▶ [What to produce]: Exactly the lines from the first line of the records to the line holding "6.6, 5.9, 5.4];" should be duplicated, and nothing more; pictures stay out.

▶ [Task material]:
········

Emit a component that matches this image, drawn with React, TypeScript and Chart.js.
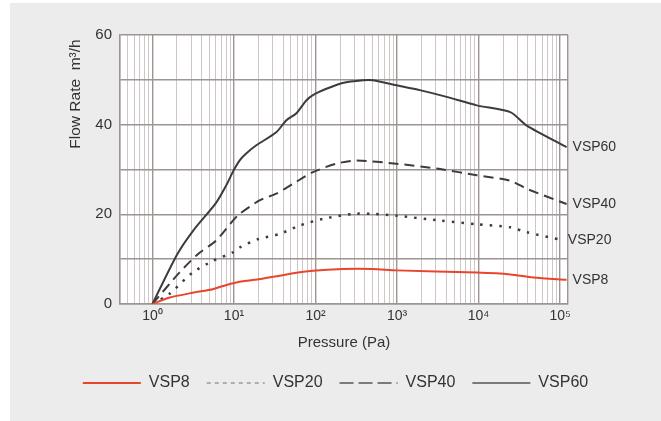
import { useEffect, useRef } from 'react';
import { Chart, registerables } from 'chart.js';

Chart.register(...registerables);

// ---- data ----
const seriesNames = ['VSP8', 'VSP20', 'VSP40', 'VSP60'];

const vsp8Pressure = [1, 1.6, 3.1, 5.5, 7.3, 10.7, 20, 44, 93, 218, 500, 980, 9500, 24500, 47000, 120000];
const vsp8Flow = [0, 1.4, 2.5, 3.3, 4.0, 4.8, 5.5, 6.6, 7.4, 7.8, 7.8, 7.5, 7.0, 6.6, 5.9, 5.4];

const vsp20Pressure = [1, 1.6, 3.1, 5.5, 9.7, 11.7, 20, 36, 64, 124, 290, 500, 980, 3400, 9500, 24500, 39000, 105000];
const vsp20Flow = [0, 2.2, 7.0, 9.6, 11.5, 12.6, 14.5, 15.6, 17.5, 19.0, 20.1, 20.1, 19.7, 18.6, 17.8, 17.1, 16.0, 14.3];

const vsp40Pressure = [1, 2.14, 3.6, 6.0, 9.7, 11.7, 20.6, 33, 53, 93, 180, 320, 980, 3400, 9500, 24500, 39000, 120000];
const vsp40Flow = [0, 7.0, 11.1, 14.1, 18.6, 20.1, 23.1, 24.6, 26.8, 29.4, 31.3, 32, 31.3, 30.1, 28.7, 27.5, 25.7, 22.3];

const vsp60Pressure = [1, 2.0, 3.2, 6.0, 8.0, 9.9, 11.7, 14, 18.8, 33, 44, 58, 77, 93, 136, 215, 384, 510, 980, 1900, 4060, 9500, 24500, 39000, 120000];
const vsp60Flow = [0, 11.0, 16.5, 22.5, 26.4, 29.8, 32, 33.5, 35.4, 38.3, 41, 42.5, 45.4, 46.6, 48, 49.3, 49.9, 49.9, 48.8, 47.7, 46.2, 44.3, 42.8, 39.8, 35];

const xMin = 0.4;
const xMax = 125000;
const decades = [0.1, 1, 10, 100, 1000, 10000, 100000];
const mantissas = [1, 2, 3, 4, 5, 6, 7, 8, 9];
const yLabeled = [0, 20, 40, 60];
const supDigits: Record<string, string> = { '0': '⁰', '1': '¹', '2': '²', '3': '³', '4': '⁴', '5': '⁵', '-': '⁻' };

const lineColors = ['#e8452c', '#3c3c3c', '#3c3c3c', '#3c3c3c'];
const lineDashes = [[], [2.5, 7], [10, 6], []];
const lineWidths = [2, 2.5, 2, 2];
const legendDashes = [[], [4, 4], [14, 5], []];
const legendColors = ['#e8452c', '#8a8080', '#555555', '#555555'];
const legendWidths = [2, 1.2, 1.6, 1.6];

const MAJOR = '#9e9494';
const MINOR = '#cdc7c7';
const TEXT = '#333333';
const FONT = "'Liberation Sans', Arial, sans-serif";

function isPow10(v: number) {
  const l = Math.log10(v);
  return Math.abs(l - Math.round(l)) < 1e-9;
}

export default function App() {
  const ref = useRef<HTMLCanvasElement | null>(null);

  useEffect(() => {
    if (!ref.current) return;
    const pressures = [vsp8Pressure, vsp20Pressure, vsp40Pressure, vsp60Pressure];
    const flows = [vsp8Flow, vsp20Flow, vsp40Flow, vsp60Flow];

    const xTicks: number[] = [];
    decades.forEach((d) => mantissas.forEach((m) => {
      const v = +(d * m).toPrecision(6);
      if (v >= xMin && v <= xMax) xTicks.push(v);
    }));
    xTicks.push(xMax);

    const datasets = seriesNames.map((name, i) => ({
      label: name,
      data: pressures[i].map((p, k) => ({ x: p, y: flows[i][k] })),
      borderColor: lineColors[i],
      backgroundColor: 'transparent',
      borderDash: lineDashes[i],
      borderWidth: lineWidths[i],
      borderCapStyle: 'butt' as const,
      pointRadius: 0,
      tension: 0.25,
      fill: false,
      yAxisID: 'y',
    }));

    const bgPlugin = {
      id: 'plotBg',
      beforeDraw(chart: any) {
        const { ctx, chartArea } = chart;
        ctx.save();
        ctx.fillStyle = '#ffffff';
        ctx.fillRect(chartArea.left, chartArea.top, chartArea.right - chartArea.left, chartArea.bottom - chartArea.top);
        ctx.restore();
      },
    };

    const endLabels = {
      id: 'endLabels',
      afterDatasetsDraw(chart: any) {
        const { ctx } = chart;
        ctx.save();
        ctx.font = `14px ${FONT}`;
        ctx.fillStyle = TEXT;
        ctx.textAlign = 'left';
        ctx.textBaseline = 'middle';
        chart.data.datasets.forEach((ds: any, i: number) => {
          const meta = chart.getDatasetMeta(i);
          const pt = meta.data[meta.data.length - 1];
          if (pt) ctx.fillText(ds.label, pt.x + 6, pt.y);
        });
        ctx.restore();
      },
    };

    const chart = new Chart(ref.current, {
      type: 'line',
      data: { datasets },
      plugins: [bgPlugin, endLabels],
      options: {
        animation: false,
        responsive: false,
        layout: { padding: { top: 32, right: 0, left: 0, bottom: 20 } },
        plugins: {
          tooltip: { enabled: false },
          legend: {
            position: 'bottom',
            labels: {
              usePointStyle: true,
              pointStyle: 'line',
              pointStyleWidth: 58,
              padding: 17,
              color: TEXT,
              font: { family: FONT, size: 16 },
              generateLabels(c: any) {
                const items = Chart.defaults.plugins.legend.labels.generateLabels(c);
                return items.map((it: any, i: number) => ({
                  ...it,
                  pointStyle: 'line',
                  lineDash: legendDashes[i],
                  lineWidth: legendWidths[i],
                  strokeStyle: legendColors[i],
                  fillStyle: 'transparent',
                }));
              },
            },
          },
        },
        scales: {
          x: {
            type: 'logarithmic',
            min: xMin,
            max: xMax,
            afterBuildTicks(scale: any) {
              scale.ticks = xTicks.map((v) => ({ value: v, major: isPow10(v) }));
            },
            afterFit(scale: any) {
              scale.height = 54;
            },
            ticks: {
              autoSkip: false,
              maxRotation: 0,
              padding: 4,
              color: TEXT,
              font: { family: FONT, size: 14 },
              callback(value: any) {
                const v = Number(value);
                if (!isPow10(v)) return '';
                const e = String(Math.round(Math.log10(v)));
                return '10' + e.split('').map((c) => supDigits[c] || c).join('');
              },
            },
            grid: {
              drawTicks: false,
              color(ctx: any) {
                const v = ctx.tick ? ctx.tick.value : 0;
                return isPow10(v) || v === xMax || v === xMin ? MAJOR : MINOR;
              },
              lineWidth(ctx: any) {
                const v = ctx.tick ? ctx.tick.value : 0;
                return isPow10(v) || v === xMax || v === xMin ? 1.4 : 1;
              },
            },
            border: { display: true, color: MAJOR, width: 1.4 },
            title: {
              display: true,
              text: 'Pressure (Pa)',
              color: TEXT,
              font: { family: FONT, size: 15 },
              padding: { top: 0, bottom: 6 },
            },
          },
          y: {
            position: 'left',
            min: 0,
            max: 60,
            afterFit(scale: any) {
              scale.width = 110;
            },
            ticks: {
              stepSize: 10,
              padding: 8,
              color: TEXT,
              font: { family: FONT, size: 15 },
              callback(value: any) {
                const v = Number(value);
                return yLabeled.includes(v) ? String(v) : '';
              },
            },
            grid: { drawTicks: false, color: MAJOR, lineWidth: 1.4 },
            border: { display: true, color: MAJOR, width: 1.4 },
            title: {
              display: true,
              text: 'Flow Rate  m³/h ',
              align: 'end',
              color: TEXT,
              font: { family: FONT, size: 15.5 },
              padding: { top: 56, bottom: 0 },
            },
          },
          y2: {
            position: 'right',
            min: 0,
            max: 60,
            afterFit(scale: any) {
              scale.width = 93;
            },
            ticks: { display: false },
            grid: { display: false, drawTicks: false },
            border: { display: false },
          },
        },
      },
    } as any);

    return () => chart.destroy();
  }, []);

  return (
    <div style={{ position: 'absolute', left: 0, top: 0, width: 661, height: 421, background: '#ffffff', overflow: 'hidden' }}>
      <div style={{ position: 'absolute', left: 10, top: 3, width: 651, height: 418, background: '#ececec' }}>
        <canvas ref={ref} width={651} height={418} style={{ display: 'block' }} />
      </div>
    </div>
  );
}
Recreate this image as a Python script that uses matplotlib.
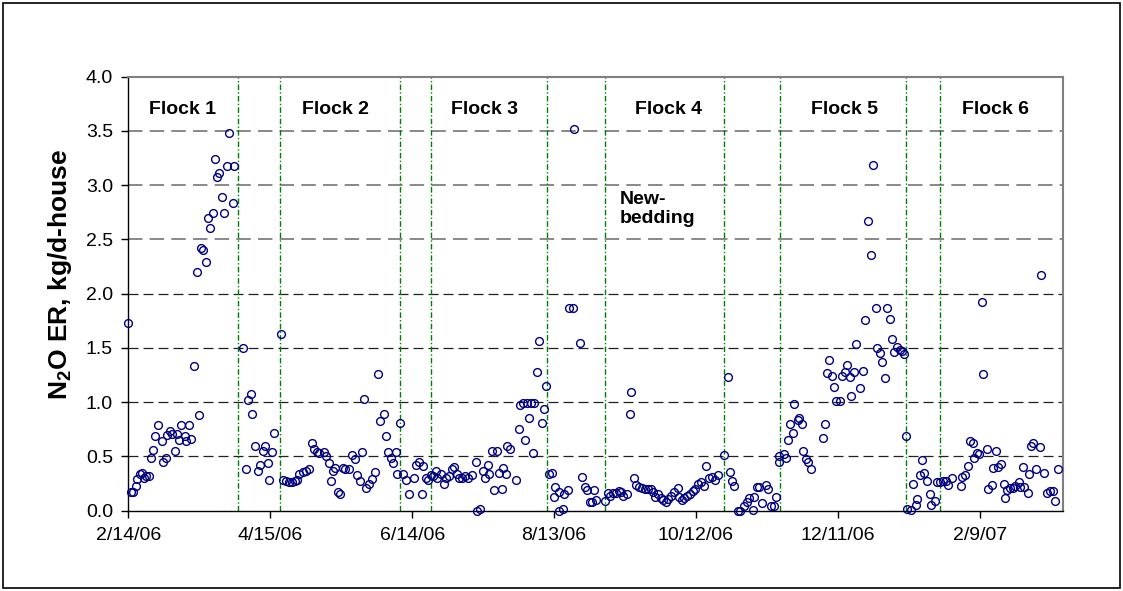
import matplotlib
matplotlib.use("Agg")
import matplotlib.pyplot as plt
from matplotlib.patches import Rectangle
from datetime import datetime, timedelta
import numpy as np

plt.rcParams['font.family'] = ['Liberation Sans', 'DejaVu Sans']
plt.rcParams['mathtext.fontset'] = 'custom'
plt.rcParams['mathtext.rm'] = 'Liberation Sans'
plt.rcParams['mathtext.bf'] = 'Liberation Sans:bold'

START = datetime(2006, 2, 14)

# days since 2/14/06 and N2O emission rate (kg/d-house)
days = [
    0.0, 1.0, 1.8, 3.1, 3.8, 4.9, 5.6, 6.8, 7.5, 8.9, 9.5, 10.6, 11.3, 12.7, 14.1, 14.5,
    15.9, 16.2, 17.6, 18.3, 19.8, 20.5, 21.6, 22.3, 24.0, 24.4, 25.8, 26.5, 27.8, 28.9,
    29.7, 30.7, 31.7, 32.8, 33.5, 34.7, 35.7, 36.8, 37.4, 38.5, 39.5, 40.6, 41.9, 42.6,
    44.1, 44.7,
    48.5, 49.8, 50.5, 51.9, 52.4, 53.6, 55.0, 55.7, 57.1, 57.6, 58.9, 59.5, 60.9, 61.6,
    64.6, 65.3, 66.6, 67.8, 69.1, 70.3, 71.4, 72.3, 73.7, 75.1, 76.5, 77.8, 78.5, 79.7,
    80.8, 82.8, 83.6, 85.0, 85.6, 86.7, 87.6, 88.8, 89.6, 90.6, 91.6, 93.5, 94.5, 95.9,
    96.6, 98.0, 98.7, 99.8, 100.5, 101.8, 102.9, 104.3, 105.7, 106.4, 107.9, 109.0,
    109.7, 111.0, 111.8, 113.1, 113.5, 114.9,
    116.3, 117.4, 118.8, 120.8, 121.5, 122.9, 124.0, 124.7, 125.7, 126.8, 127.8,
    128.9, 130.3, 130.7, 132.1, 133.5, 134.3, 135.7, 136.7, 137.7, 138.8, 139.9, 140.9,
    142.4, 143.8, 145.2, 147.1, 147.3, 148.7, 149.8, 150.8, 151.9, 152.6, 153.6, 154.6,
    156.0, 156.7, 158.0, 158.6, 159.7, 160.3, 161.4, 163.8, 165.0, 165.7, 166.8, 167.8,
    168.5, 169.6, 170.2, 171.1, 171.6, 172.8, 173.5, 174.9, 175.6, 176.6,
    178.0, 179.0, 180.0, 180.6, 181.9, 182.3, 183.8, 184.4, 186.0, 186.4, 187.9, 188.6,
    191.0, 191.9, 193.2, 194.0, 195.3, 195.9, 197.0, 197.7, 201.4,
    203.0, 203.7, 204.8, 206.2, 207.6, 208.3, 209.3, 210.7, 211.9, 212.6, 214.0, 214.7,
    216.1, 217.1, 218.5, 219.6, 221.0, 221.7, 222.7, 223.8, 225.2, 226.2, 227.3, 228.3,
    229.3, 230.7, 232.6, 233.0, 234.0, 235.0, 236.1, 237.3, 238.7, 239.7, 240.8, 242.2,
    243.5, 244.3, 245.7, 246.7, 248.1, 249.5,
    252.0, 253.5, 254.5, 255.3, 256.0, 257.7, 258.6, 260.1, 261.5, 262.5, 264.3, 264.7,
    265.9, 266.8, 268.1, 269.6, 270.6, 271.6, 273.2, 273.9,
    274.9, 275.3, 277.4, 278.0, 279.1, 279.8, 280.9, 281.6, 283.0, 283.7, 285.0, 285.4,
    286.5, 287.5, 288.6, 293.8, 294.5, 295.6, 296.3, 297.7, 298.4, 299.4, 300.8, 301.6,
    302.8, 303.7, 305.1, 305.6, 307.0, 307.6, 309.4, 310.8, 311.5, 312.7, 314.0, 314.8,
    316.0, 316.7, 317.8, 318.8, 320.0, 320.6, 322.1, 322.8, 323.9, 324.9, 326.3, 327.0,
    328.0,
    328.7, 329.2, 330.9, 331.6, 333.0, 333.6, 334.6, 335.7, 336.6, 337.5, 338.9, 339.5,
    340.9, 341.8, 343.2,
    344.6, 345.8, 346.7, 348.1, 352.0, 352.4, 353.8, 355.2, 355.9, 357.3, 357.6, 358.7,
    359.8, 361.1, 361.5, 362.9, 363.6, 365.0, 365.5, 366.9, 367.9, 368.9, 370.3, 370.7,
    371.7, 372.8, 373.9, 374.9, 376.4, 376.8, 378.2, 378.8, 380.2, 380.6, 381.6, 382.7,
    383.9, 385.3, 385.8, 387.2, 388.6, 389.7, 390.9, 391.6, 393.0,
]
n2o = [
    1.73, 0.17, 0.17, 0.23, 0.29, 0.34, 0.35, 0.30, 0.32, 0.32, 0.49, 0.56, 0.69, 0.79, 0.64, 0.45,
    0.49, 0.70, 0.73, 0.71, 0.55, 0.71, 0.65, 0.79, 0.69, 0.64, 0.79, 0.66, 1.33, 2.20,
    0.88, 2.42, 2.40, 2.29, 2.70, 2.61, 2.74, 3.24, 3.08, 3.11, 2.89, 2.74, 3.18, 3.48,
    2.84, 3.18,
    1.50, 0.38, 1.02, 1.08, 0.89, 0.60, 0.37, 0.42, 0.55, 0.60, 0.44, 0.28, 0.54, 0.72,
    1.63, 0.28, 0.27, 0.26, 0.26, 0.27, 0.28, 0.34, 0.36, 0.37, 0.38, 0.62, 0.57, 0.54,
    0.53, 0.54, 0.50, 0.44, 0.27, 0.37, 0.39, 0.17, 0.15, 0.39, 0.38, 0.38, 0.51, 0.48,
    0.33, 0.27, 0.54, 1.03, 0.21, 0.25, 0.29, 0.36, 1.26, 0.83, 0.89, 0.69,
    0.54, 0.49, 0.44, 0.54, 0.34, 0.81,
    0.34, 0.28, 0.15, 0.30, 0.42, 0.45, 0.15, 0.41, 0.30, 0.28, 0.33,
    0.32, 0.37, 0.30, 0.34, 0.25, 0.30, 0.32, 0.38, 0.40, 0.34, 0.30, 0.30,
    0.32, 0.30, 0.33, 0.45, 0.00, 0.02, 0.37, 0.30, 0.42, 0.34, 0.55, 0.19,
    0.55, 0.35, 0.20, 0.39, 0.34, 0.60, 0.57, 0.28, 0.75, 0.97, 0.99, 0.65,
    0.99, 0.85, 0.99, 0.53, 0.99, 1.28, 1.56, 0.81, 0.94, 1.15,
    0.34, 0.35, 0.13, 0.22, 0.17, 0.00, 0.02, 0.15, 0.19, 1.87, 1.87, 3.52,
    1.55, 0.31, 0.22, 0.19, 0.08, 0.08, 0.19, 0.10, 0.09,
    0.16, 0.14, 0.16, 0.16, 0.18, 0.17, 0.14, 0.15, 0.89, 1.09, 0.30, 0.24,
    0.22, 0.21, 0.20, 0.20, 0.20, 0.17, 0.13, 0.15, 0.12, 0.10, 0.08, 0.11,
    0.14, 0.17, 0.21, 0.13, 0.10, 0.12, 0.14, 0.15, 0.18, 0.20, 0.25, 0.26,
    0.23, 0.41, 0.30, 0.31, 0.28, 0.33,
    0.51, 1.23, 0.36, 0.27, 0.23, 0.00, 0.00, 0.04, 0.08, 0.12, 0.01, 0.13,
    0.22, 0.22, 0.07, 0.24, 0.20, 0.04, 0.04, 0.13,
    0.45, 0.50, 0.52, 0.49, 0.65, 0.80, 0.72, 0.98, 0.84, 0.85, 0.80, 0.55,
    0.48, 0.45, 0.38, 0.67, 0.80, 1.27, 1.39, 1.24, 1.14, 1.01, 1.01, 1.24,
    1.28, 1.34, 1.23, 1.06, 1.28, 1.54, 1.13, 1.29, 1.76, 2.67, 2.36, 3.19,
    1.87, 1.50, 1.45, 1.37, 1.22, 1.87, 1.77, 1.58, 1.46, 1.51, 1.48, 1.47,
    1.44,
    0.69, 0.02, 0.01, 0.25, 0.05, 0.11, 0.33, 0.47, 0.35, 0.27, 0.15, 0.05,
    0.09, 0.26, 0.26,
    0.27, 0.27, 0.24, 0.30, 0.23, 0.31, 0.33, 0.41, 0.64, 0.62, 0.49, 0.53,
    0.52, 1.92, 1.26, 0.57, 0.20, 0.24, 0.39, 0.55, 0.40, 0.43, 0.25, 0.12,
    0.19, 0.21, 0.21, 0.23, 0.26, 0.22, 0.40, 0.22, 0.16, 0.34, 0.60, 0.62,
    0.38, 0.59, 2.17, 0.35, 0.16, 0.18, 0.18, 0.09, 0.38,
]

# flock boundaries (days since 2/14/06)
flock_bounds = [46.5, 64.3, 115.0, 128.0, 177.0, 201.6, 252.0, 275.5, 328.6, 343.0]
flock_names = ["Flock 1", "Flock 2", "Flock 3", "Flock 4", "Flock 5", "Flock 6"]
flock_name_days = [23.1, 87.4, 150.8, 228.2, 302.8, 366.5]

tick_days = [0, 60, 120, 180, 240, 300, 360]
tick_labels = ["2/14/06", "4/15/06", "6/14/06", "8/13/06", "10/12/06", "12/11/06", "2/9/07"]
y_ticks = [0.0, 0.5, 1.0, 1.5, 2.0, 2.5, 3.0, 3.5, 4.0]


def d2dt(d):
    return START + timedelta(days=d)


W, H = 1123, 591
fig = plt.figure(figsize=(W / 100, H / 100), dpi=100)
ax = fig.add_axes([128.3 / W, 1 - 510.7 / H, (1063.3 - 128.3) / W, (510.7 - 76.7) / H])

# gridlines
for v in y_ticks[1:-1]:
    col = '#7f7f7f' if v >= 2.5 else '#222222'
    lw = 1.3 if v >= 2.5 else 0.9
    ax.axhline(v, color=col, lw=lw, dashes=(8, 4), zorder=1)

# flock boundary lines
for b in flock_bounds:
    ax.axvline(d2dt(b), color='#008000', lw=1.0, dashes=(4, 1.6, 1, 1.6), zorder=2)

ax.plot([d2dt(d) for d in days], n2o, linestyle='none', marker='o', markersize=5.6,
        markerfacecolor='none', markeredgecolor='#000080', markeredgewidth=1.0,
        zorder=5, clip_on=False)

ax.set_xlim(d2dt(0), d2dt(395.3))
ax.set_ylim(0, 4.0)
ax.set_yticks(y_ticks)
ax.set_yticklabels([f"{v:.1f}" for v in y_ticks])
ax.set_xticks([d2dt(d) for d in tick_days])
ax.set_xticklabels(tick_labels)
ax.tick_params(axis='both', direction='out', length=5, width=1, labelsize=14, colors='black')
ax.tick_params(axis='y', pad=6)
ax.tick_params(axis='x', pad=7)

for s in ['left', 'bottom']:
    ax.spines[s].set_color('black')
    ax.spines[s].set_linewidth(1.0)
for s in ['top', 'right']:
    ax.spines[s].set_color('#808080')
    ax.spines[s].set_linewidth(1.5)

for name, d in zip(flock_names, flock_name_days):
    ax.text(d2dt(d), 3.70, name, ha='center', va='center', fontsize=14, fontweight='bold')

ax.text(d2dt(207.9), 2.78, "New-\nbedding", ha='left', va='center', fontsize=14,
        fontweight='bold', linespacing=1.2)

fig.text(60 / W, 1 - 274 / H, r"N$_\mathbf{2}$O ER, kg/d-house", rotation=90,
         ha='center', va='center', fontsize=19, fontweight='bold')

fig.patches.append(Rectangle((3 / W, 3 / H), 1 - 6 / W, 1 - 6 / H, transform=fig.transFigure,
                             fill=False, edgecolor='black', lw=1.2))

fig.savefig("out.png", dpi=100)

········

▶ [Complete output]:
Emit a component that matches this image, drawn with React, TypeScript and Chart.js.
import { useEffect, useRef } from 'react';
import { Chart, registerables } from 'chart.js';

Chart.register(...registerables);

// ---- data ----
const seriesNames = ['VSP8', 'VSP20', 'VSP40', 'VSP60'];

const vsp8Pressure = [1, 1.6, 3.1, 5.5, 7.3, 10.7, 20, 44, 93, 218, 500, 980, 9500, 24500, 47000, 120000];
const vsp8Flow = [0, 1.4, 2.5, 3.3, 4.0, 4.8, 5.5, 6.6, 7.4, 7.8, 7.8, 7.5, 7.0, 6.6, 5.9, 5.4];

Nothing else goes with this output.